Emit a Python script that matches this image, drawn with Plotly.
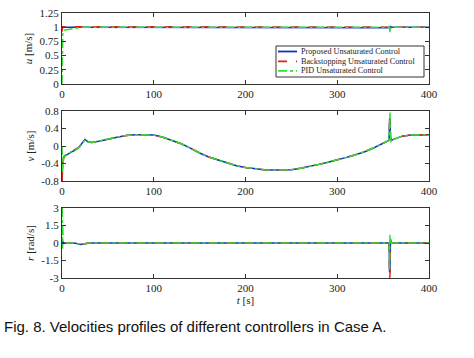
import plotly.graph_objects as go

# ---------------- data ----------------
series_names = ["Proposed Unsaturated Control", "Backstopping Unsaturated Control", "PID Unsaturated Control"]

t_u = [0, 0.3, 0.6, 1, 3, 8, 15, 22, 100, 200, 300, 356.5, 357, 357.5, 358, 358.5, 359, 400]
u_blue = [0.98, 1.0, 1.0, 1.0, 1.0, 1.0, 1.0, 1.0, 1.0, 1.0, 1.0, 1.0, 1.0, 0.99, 1.01, 1.0, 1.0, 1.0]
u_red = [0.92, 1.02, 1.02, 1.01, 1.01, 1.01, 1.0, 1.0, 1.0, 1.0, 1.0, 1.0, 1.0, 1.0, 1.0, 1.0, 1.0, 1.0]
u_green = [0.0, 0.4, 0.8, 0.93, 0.95, 0.96, 0.98, 1.0, 1.0, 1.0, 1.0, 1.0, 1.02, 0.9, 0.97, 1.0, 1.0, 1.0]

t_v = [0, 0.5, 1, 2, 4, 7, 10, 14, 18, 22, 25, 28, 32, 40, 50, 60, 70, 80, 90, 100,
       110, 120, 130, 140, 150, 160, 170, 180, 190, 200, 210, 220, 230, 240, 250, 260,
       270, 280, 290, 300, 310, 320, 330, 340, 350, 355, 356.5, 357, 357.5, 358, 358.5,
       359, 360, 365, 370, 380, 390, 400]
v_blue = [-0.8, -0.45, -0.3, -0.24, -0.22, -0.18, -0.14, -0.1, -0.04, 0.06, 0.15, 0.1, 0.08, 0.11, 0.16, 0.2, 0.24, 0.26, 0.26, 0.25,
          0.2, 0.13, 0.05, -0.05, -0.16, -0.25, -0.32, -0.39, -0.45, -0.49, -0.52, -0.54, -0.55, -0.55, -0.54, -0.51,
          -0.47, -0.42, -0.37, -0.32, -0.26, -0.2, -0.13, -0.04, 0.07, 0.12, 0.13, 0.6, 0.64, 0.2, 0.15,
          0.13, 0.14, 0.18, 0.22, 0.25, 0.26, 0.26]
v_red = [-0.8, -0.5, -0.35, -0.27, -0.2, -0.15, -0.12, -0.09, -0.04, 0.05, 0.13, 0.1, 0.08, 0.11, 0.16, 0.2, 0.24, 0.26, 0.26, 0.25,
         0.2, 0.13, 0.05, -0.05, -0.16, -0.25, -0.32, -0.39, -0.45, -0.49, -0.52, -0.54, -0.55, -0.55, -0.54, -0.51,
         -0.47, -0.42, -0.37, -0.32, -0.26, -0.2, -0.13, -0.04, 0.07, 0.12, 0.13, 0.5, 0.55, 0.2, 0.15,
         0.13, 0.14, 0.18, 0.22, 0.25, 0.26, 0.26]
v_green = [0.0, -0.6, -0.4, -0.26, -0.22, -0.17, -0.13, -0.1, -0.05, 0.04, 0.13, 0.1, 0.08, 0.11, 0.16, 0.2, 0.24, 0.26, 0.26, 0.25,
           0.2, 0.13, 0.05, -0.05, -0.16, -0.25, -0.32, -0.39, -0.45, -0.49, -0.52, -0.54, -0.55, -0.55, -0.54, -0.51,
           -0.47, -0.42, -0.37, -0.32, -0.26, -0.2, -0.13, -0.04, 0.07, 0.12, 0.13, 0.45, 0.78, 0.3, 0.08,
           0.16, 0.14, 0.18, 0.22, 0.25, 0.26, 0.26]

t_r = [0, 0.3, 0.6, 1, 2, 4, 10, 15, 20, 25, 30, 100, 200, 300, 355, 356.5, 357, 357.5, 358, 358.5, 359, 360, 365, 400]
r_blue = [0.5, -0.3, 0.2, 0.05, 0, 0, 0, -0.02, -0.12, -0.05, 0, 0, 0, 0, 0, 0, -2.5, -2.4, 0.3, 0.1, 0, 0, 0, 0]
r_red = [3.0, 1.2, 0.3, 0.1, 0, 0, 0, -0.02, -0.12, -0.05, 0, 0, 0, 0, 0, 0, -3.0, -2.8, 0.2, 0.1, 0, 0, 0, 0]
r_green = [3.0, 2.5, -0.5, 0.3, 0.1, 0, 0, -0.02, -0.12, -0.05, 0, 0, 0, 0, 0, 0, -2.3, 0.7, 0.4, -0.1, 0.05, 0, 0, 0]

x_ticks = [0, 100, 200, 300, 400]
u_ticks = [0, 0.25, 0.5, 0.75, 1, 1.25]
u_tick_text = ["0", "0.25", "0.5", "0.75", "1", "1.25"]
v_ticks = [-0.8, -0.4, 0, 0.4, 0.8]
v_tick_text = ["-0.8", "-0.4", "0", "0.4", "0.8"]
r_ticks = [-3, -1.5, 0, 1.5, 3]
r_tick_text = ["-3", "-1.5", "0", "1.5", "3"]

caption = "Fig. 8. Velocities profiles of different controllers in Case A."

# ---------------- styles ----------------
colors = ["#1030c0", "#e02020", "#30e030"]
dashes = ["solid", "dash", "dashdot"]
widths = [1.5, 1.5, 1.5]

# page geometry (the page body margin is removed below)
W, H = 474, 358
PLOT_L, PLOT_R, PLOT_T, PLOT_B = 62, 429, 13, 278
L, T, R, B = PLOT_L, PLOT_T, W - PLOT_R, H - PLOT_B
PW, PH = W - L - R, H - T - B


def px_x(px):
    return (px - PLOT_L) / PW


def px_y(py):
    return (PLOT_B - py) / PH


fig = go.Figure()

panels = [
    ("x", "y", t_u, [u_blue, u_red, u_green]),
    ("x2", "y2", t_v, [v_blue, v_red, v_green]),
    ("x3", "y3", t_r, [r_blue, r_red, r_green]),
]
for pi, (xa, ya, tt, ys) in enumerate(panels):
    for si, yv in enumerate(ys):
        fig.add_trace(go.Scatter(
            x=tt, y=yv, mode="lines", xaxis=xa, yaxis=ya,
            name=series_names[si], showlegend=False,
            line=dict(color=colors[si], dash=dashes[si], width=widths[si]),
        ))

serif = "Liberation Serif"
tick_font = dict(family=serif, size=11, color="#222")
title_font = dict(family=serif, size=11, color="#222")
common_x = dict(range=[0, 400], tickvals=x_ticks, ticks="inside", ticklen=4,
                mirror="ticks", showline=True, linecolor="#333", linewidth=1.3,
                showgrid=False, zeroline=False, tickfont=tick_font, tickcolor="#333",
                automargin=False)
common_y = dict(ticks="inside", ticklen=4, mirror="ticks", showline=True,
                linecolor="#333", linewidth=1.3, showgrid=False, zeroline=False,
                tickfont=tick_font, tickcolor="#333", title_standoff=4, automargin=False)

fig.update_layout(
    width=W, height=H,
    margin=dict(l=L, r=R, t=T, b=B),
    paper_bgcolor="white", plot_bgcolor="white",
    xaxis=dict(common_x, domain=[0, 1], anchor="y"),
    xaxis2=dict(common_x, domain=[0, 1], anchor="y2"),
    xaxis3=dict(common_x, domain=[0, 1], anchor="y3",
                title=dict(text="<i>t</i> [s]", font=title_font, standoff=2)),
    yaxis=dict(common_y, domain=[px_y(84), px_y(13)], range=[0, 1.25], tickvals=u_ticks, ticktext=u_tick_text,
               title=dict(text="<i>u</i> [m/s]", font=title_font)),
    yaxis2=dict(common_y, domain=[px_y(181), px_y(111)], range=[-0.8, 0.8], tickvals=v_ticks, ticktext=v_tick_text,
                title=dict(text="<i>v</i> [m/s]", font=title_font)),
    yaxis3=dict(common_y, domain=[0.0, px_y(208)], range=[-3, 3], tickvals=r_ticks, ticktext=r_tick_text,
                title=dict(text="<i>r</i> [rad/s]", font=title_font)),
    showlegend=False,
)

# custom compact legend (box, sample lines, labels)
lx0, lx1, ly0, ly1 = 276, 424, 46, 77
fig.add_shape(type="rect", xref="paper", yref="paper",
              x0=px_x(lx0), x1=px_x(lx1), y0=px_y(ly1), y1=px_y(ly0),
              line=dict(color="#333", width=1), fillcolor="white", layer="above")
row_y = [51.5, 61.3, 70.8]
for i, name in enumerate(series_names):
    fig.add_shape(type="line", xref="paper", yref="paper",
                  x0=px_x(278), x1=px_x(297), y0=px_y(row_y[i]), y1=px_y(row_y[i]),
                  line=dict(color=colors[i], dash=dashes[i], width=1.8), layer="above")
    fig.add_annotation(text=name, xref="paper", yref="paper", x=px_x(299), y=px_y(row_y[i]),
                       xanchor="left", yanchor="middle", showarrow=False,
                       font=dict(family=serif, size=8.2, color="#222"))

fig.add_annotation(text=caption, xref="paper", yref="paper", x=px_x(2), y=px_y(326),
                   xanchor="left", yanchor="middle", showarrow=False,
                   font=dict(family="Liberation Sans", size=15, color="#111"))

fig.write_html("out.html",
               config={"displayModeBar": False},
               post_script="document.body.style.margin='0';document.body.style.padding='0';")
________________________________________
### [WRITTEN INSTRUCTION]
Give again, word for word, every line from the top of the data through the line with "0.97, 1.0, 1.0, 1.0]", both ends included, and exclude the pictures.

### [ANSWER TO THIS TASK]
Emit a Python script that matches this image, drawn with Plotly.
import plotly.graph_objects as go

# ---------------- data ----------------
series_names = ["Proposed Unsaturated Control", "Backstopping Unsaturated Control", "PID Unsaturated Control"]

t_u = [0, 0.3, 0.6, 1, 3, 8, 15, 22, 100, 200, 300, 356.5, 357, 357.5, 358, 358.5, 359, 400]
u_blue = [0.98, 1.0, 1.0, 1.0, 1.0, 1.0, 1.0, 1.0, 1.0, 1.0, 1.0, 1.0, 1.0, 0.99, 1.01, 1.0, 1.0, 1.0]
u_red = [0.92, 1.02, 1.02, 1.01, 1.01, 1.01, 1.0, 1.0, 1.0, 1.0, 1.0, 1.0, 1.0, 1.0, 1.0, 1.0, 1.0, 1.0]
u_green = [0.0, 0.4, 0.8, 0.93, 0.95, 0.96, 0.98, 1.0, 1.0, 1.0, 1.0, 1.0, 1.02, 0.9, 0.97, 1.0, 1.0, 1.0]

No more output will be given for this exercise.